╭─ Extracted data

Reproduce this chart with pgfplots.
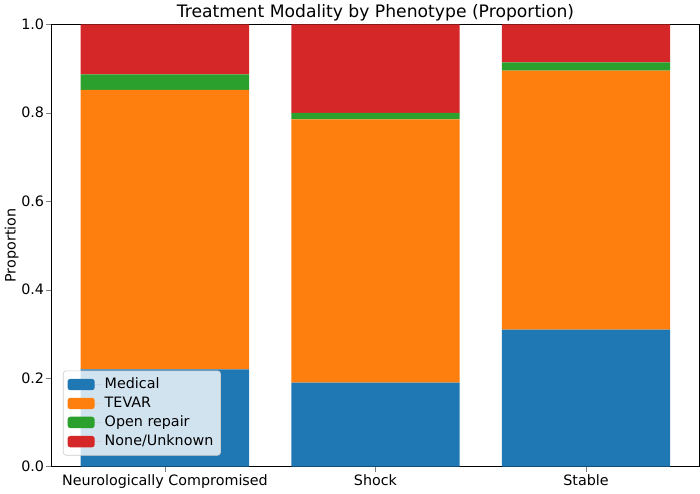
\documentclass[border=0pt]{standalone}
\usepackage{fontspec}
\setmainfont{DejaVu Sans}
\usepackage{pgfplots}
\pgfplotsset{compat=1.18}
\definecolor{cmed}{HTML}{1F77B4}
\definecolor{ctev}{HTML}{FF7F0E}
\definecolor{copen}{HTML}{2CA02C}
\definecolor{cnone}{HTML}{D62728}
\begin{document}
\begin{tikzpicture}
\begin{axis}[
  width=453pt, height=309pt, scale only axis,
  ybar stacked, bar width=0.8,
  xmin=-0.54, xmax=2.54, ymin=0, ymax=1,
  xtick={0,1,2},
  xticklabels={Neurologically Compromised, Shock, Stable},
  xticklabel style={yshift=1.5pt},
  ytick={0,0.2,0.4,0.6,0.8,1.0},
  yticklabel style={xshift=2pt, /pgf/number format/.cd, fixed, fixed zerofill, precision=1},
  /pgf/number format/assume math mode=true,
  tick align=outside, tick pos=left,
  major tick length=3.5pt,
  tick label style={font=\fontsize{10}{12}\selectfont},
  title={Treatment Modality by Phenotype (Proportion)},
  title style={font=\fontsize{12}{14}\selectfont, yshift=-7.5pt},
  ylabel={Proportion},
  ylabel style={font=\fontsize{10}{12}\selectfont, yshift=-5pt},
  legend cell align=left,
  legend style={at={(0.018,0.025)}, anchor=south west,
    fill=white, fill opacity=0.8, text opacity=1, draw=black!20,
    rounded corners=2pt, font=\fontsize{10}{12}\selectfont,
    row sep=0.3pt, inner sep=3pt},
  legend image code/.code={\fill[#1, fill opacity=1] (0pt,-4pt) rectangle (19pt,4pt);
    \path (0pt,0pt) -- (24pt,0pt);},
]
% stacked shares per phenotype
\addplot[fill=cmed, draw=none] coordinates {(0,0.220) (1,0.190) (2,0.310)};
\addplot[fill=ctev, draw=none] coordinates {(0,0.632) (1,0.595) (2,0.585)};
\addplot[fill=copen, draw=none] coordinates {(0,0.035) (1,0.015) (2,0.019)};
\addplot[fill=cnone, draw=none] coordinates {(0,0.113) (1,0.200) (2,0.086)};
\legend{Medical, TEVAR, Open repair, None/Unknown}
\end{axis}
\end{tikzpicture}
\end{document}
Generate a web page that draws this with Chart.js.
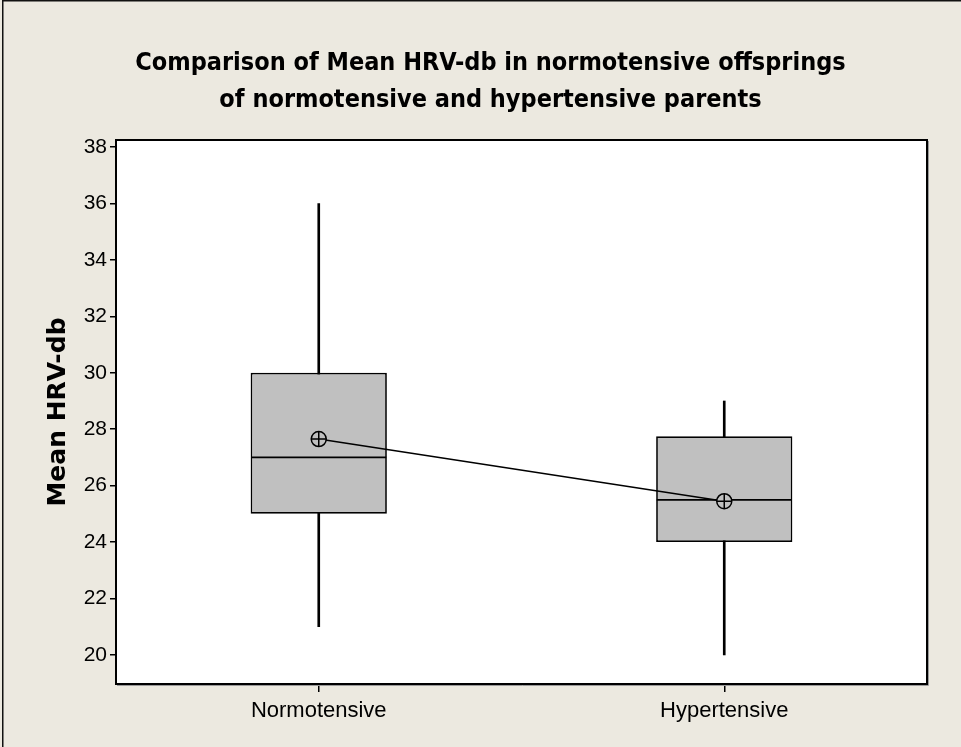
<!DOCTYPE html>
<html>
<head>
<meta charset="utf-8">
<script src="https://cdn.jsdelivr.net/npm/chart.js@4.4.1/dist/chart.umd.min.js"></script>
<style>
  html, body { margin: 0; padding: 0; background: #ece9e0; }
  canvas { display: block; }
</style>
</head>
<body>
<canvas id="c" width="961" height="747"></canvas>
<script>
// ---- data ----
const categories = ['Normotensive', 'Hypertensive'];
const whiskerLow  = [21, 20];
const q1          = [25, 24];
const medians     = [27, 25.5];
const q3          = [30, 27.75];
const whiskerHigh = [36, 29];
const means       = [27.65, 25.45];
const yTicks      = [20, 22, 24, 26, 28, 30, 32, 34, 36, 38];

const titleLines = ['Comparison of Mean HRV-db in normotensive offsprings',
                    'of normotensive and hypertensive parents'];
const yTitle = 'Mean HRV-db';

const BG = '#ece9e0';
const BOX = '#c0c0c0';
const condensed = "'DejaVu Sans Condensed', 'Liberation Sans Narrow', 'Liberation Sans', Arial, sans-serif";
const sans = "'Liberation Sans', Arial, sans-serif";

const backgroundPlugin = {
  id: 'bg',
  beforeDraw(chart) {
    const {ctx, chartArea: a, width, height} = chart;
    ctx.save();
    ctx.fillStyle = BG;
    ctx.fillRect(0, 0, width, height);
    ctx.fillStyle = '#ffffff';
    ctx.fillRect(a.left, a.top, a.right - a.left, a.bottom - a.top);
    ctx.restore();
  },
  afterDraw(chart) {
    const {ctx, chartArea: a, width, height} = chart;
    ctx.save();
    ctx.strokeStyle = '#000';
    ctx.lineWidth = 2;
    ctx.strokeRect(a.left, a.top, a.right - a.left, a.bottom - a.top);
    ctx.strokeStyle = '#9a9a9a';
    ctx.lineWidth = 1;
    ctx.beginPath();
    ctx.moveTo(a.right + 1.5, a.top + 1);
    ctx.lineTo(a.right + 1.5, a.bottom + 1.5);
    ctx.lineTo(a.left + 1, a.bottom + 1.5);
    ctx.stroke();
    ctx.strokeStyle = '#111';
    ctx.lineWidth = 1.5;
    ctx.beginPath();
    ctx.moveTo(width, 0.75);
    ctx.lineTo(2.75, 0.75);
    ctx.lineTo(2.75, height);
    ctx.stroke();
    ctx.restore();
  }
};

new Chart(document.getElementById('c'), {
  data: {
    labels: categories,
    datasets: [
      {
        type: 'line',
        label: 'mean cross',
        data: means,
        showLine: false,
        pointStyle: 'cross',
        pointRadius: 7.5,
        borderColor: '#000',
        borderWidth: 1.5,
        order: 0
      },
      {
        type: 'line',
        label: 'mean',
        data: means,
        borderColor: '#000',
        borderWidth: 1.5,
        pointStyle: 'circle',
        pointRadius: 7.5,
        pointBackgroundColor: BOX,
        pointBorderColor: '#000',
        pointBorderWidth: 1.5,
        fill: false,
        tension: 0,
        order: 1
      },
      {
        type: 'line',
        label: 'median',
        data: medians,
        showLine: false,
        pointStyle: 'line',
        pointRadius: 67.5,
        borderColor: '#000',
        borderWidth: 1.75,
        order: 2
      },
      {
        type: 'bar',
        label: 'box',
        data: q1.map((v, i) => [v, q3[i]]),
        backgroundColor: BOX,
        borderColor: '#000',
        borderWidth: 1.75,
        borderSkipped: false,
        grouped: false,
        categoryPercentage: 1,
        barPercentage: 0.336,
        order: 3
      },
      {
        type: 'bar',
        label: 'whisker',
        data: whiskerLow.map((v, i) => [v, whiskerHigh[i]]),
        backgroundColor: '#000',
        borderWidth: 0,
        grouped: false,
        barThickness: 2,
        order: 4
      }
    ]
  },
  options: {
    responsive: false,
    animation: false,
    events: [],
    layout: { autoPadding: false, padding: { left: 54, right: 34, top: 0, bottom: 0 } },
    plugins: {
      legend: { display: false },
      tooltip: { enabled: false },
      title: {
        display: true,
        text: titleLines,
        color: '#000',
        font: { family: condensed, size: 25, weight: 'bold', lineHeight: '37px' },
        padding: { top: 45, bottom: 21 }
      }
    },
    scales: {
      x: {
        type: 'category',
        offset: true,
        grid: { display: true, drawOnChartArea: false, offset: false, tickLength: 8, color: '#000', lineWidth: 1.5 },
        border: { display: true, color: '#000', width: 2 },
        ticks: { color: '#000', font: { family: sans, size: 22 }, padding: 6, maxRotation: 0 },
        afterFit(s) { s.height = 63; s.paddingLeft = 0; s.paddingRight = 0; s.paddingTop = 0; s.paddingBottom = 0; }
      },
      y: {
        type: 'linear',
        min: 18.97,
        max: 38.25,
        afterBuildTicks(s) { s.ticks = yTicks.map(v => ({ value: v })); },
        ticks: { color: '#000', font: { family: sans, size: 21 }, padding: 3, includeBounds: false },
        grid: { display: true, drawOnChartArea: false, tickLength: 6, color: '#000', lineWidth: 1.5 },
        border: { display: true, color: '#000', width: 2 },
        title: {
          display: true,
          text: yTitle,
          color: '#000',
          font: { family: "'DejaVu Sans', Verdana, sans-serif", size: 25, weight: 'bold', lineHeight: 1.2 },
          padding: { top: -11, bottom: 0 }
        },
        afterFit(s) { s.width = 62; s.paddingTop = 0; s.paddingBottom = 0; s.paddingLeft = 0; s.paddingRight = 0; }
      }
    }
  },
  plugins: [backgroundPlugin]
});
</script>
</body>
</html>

╰─

» Required task
Repeat exactly, and only, the lines between the line holding "Generate a web" and the line holding "const yTitle = 'Mean HRV-db';", inclusive, leaving pictures out.

» Response to this task
Generate a web page that draws this with Chart.js.
<!DOCTYPE html>
<html>
<head>
<meta charset="utf-8">
<script src="https://cdn.jsdelivr.net/npm/chart.js@4.4.1/dist/chart.umd.min.js"></script>
<style>
  html, body { margin: 0; padding: 0; background: #ece9e0; }
  canvas { display: block; }
</style>
</head>
<body>
<canvas id="c" width="961" height="747"></canvas>
<script>
// ---- data ----
const categories = ['Normotensive', 'Hypertensive'];
const whiskerLow  = [21, 20];
const q1          = [25, 24];
const medians     = [27, 25.5];
const q3          = [30, 27.75];
const whiskerHigh = [36, 29];
const means       = [27.65, 25.45];
const yTicks      = [20, 22, 24, 26, 28, 30, 32, 34, 36, 38];

const titleLines = ['Comparison of Mean HRV-db in normotensive offsprings',
                    'of normotensive and hypertensive parents'];
const yTitle = 'Mean HRV-db';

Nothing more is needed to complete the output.